On the other hand, Tony Stark/ Iron Man is far more interesting as he is a character with greater depth. From his entrance in the film where we see a much younger Robert Downey Jr. in a flashback scene, the audience see's a man who is at war with himself and is greatly wounded by the distant and recent past. The final confrontation between himself and Captain America is emotionally charged from his side and shows how much his character has developed over the course of the Marvel films.

Scarlett Johnasson once again exhibits the strength needed to play a character like Natasha Romanoff/ Black Widow. Black Widow has always been an intriguing character who deserves her own film as she is so strong a character that she could easily carry a film by herself. On the other hand, it almost seems as though the screenwriters were unsure what to do with Elizabeth Olsen's Wanda Maximoff/ Scarlett Witch. Her character in this film would have been the perfect chance for the writers to flesh out the emotional anxiety experienced by those in the same position as the Avengers who deal with the deaths of innocents each time they go to battle. It is definitely touched upon, but not fleshed out which is how it should be if the issue is to be addressed at all.

The introduction of Tom Holland's Spider-Man or Peter Parker into the Marvel universe is one which is finely done and an excitement for what is to come is created. Holland is endearing in the way that a young superhero testing his boundaries should be and makes a solid first appearance as the superhero. Paul Rudd returns as Scott Lang AKA Ant-Man and brings back with him the his likable, every man persona which brings a lightness to the film which is needed.
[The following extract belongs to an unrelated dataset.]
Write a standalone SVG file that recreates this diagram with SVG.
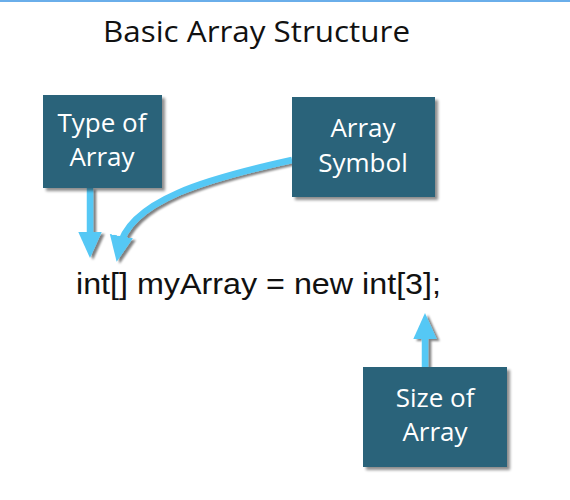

Yet, one does not go to see a Marvel superhero film for it's depth and powerful emotion. The whole point of a superhero film in the eyes of most movie goers is the action, which is were the superheroes do what they do best. There is indeed a great deal of action and impressive special effects right from the beginning of the film. Yet much of the camera work which is supposed to reflect the high pace and intensity of certain scenes (in particular the opening scene), is too quick and jerky for one to be able to have a clear grasp of what is happening. The editing in these scenes is rather erratic and too fast moving, but it is acknowledged that if they weren't so high-paced the film would have been even longer than it's 146 minute run time.

Captain America: Civil War does do what so many franchise films neglect to do these days and that is to create a strong ending which signifies the beginning of something new and leaves the audience begging for more. Although far from the best Marvel film, Captain America: Civil War is an entertaining and enjoyable film with many characters to both like and dislike.